The White House wants $65 million in fiscal 2019 for the Department of Energy's work on the low-yield ballistic-missile warhead called for in the latest Nuclear Posture Review, a weapon Congress must authorize before the agency can start building it.
“At the time the FY 2019 Budget was transmitted to the Congress, the details of the NPR [Nuclear Posture Review] were still being defined, and were not ready for inclusion in the FY 2019 Budget,” Mick Mulvaney, director of the White House Office of Management and Budget, wrote in a budget amendment package dated Friday. [full amendments package on whitehouse.gov].

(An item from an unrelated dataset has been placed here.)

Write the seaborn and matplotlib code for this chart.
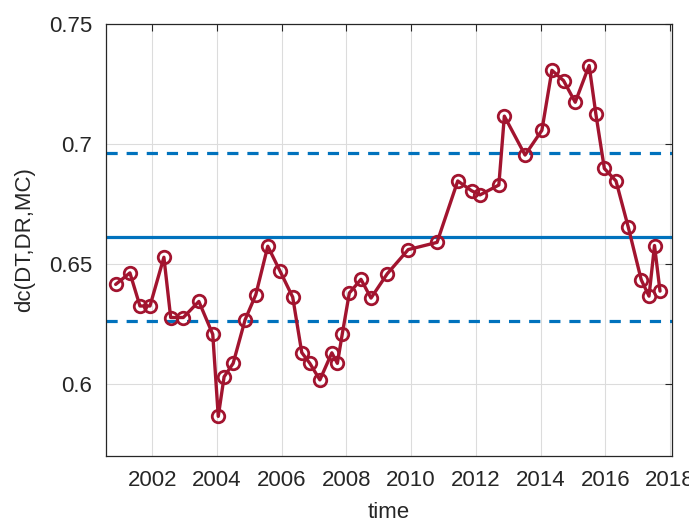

As expected, DoE's semiautonomous National Nuclear Security Administration (NNSA) will create the new low-yield warhead by modifying some existing W76 warheads currently used by the Trident II D-5 missiles carried aboard Ohio-class submarines.
The NNSA is in the middle of a separate life-extension program for the W76 warhead and wants to use the assembly lines built for that work to do the low-yield modification, Mulvaney wrote in his letter to House Speaker Paul Ryan (R-Wis.).
The 2019 funding for the weapon modification would come out of the budget for the NNSA’s Defense Programs, though Mulvaney did not identify the operations that would be cut for the low-yield warhead’s sake.
The NNSA cannot begin design work on the low-yield warhead without congressional authorization either as part of a budget bill or in separate legislation such as the annual National Defense Authorization Act.
Democrats in Congress have bucked at the Trump administration’s desire to build low-yield warheads. Along with the low-yield ballistic missile warhead mandate, the Nuclear Posture Review directs the NNSA and the Pentagon to study a low-yield option for a future sea-launched cruise missile.